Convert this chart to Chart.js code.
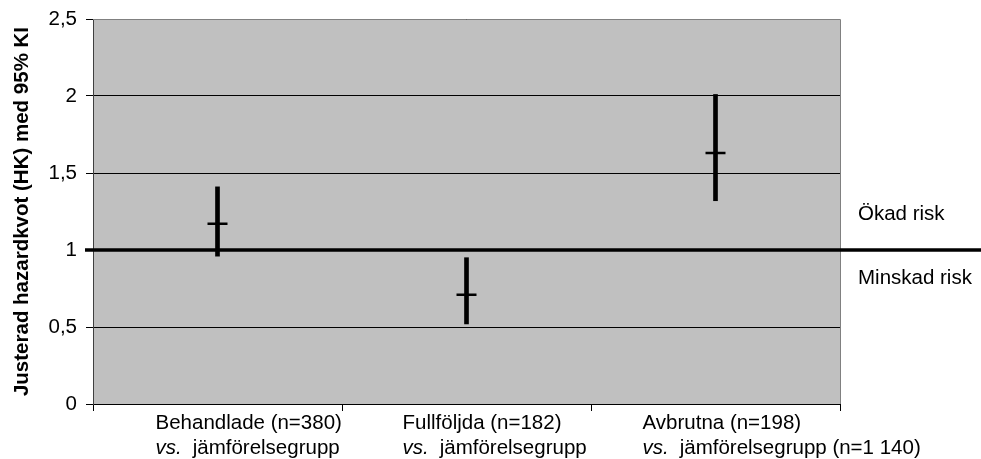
<!DOCTYPE html>
<html>
<head>
<meta charset="utf-8">
<script src="https://cdn.jsdelivr.net/npm/chart.js@4"></script>
<style>
  body { margin: 0; background: #fff; }
  #wrap { width: 981px; height: 459px; position: relative; }
</style>
</head>
<body>
<div id="wrap"><canvas id="c"></canvas></div>
<script>
const groups = ['Behandlade (n=380)', 'Fullföljda (n=182)', 'Avbrutna (n=198)'];
const secondLines = ['jämförelsegrupp', 'jämförelsegrupp', 'jämförelsegrupp (n=1 140)'];
const hrLow = [0.96, 0.52, 1.32];
const hrPoint = [1.17, 0.71, 1.63];
const hrHigh = [1.41, 0.95, 2.01];
const yTicks = [0, 0.5, 1, 1.5, 2, 2.5];
const refValue = 1;

const FONT = 'Liberation Sans, Arial, sans-serif';
const FS = 20.5;
const labelShift = [-62, -64, -73];

const decorPlugin = {
  id: 'decor',
  beforeDraw(chart) {
    const { ctx, chartArea: a } = chart;
    ctx.save();
    ctx.fillStyle = '#c0c0c0';
    ctx.fillRect(a.left, a.top, a.right - a.left, a.bottom - a.top);
    ctx.restore();
  },
  beforeDatasetsDraw(chart) {
    const { ctx, chartArea: a, scales } = chart;
    ctx.save();
    // plot frame
    ctx.strokeStyle = '#808080';
    ctx.lineWidth = 1;
    ctx.beginPath();
    ctx.moveTo(a.left, a.top + 0.5);
    ctx.lineTo(a.right + 0.5, a.top + 0.5);
    ctx.lineTo(a.right + 0.5, a.bottom);
    ctx.stroke();
    // reference line at 1
    const y = scales.y.getPixelForValue(refValue);
    ctx.strokeStyle = '#000';
    ctx.lineWidth = 3.5;
    ctx.beginPath();
    ctx.moveTo(a.left - 8, y);
    ctx.lineTo(chart.width, y);
    ctx.stroke();
    // side notes
    ctx.fillStyle = '#000';
    ctx.font = FS + 'px ' + FONT;
    ctx.textAlign = 'left';
    ctx.textBaseline = 'alphabetic';
    ctx.fillText('Ökad risk', a.right + 18, y - 30);
    ctx.fillText('Minskad risk', a.right + 18, y + 34);
    ctx.restore();
  },
  afterDraw(chart) {
    const { ctx, chartArea: a, scales } = chart;
    ctx.save();
    ctx.fillStyle = '#000';
    ctx.textAlign = 'left';
    ctx.textBaseline = 'alphabetic';
    groups.forEach((g, i) => {
      const x = scales.x.getPixelForValue(i) + labelShift[i];
      ctx.font = FS + 'px ' + FONT;
      ctx.fillText(g, x, a.bottom + 25);
      ctx.font = 'italic ' + FS + 'px ' + FONT;
      ctx.fillText('vs.', x, a.bottom + 50);
      const w = ctx.measureText('vs.').width;
      ctx.font = FS + 'px ' + FONT;
      ctx.fillText(secondLines[i], x + w + 11, a.bottom + 50);
    });
    ctx.restore();
  }
};

new Chart(document.getElementById('c'), {
  type: 'bar',
  data: {
    labels: groups,
    datasets: [
      {
        label: 'KI',
        data: hrLow.map((lo, i) => [lo, hrHigh[i]]),
        backgroundColor: '#000',
        barThickness: 4,
        borderSkipped: false,
        order: 2,
      },
      {
        type: 'line',
        label: 'HK',
        data: hrPoint,
        showLine: false,
        pointStyle: 'line',
        pointRadius: 10,
        pointBorderWidth: 2.5,
        pointBorderColor: '#000',
        pointBackgroundColor: '#000',
        order: 1,
      },
    ],
  },
  options: {
    responsive: true,
    maintainAspectRatio: false,
    animation: false,
    layout: { padding: { left: 0, right: 141, top: 19, bottom: 0 } },
    plugins: {
      legend: { display: false },
      tooltip: { enabled: false },
    },
    scales: {
      x: {
        offset: true,
        grid: {
          offset: true,
          drawOnChartArea: false,
          drawTicks: true,
          tickLength: 7,
          color: '#000',
        },
        border: { color: '#000', width: 1 },
        ticks: { display: false },
        afterFit: (s) => { s.height = 55; },
      },
      y: {
        min: 0,
        max: 2.5,
        afterBuildTicks: (s) => { s.ticks = yTicks.map((v) => ({ value: v })); },
        grid: { color: '#000', lineWidth: 1, tickLength: 7 },
        border: { color: '#404040', width: 1 },
        ticks: {
          color: '#000',
          padding: 9,
          font: { family: FONT, size: FS },
          callback: (v) => String(v).replace('.', ','),
        },
        title: {
          display: true,
          text: 'Justerad hazardkvot (HK) med 95% KI',
          color: '#000',
          font: { family: FONT, size: FS, weight: 'bold' },
          padding: { top: 10, bottom: 0 },
        },
        afterFit: (s) => {
          s.width = 93;
          s.paddingTop = 0;
          s.paddingBottom = 0;
        },
      },
    },
  },
  plugins: [decorPlugin],
});
</script>
</body>
</html>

Written problem:
From the first line of the listing above, repeat every line through the one holding "const labelShift = [-62, -64, -73];". Both ends count, and pictures stay out.

Correct answer:
Convert this chart to Chart.js code.
<!DOCTYPE html>
<html>
<head>
<meta charset="utf-8">
<script src="https://cdn.jsdelivr.net/npm/chart.js@4"></script>
<style>
  body { margin: 0; background: #fff; }
  #wrap { width: 981px; height: 459px; position: relative; }
</style>
</head>
<body>
<div id="wrap"><canvas id="c"></canvas></div>
<script>
const groups = ['Behandlade (n=380)', 'Fullföljda (n=182)', 'Avbrutna (n=198)'];
const secondLines = ['jämförelsegrupp', 'jämförelsegrupp', 'jämförelsegrupp (n=1 140)'];
const hrLow = [0.96, 0.52, 1.32];
const hrPoint = [1.17, 0.71, 1.63];
const hrHigh = [1.41, 0.95, 2.01];
const yTicks = [0, 0.5, 1, 1.5, 2, 2.5];
const refValue = 1;

const FONT = 'Liberation Sans, Arial, sans-serif';
const FS = 20.5;
const labelShift = [-62, -64, -73];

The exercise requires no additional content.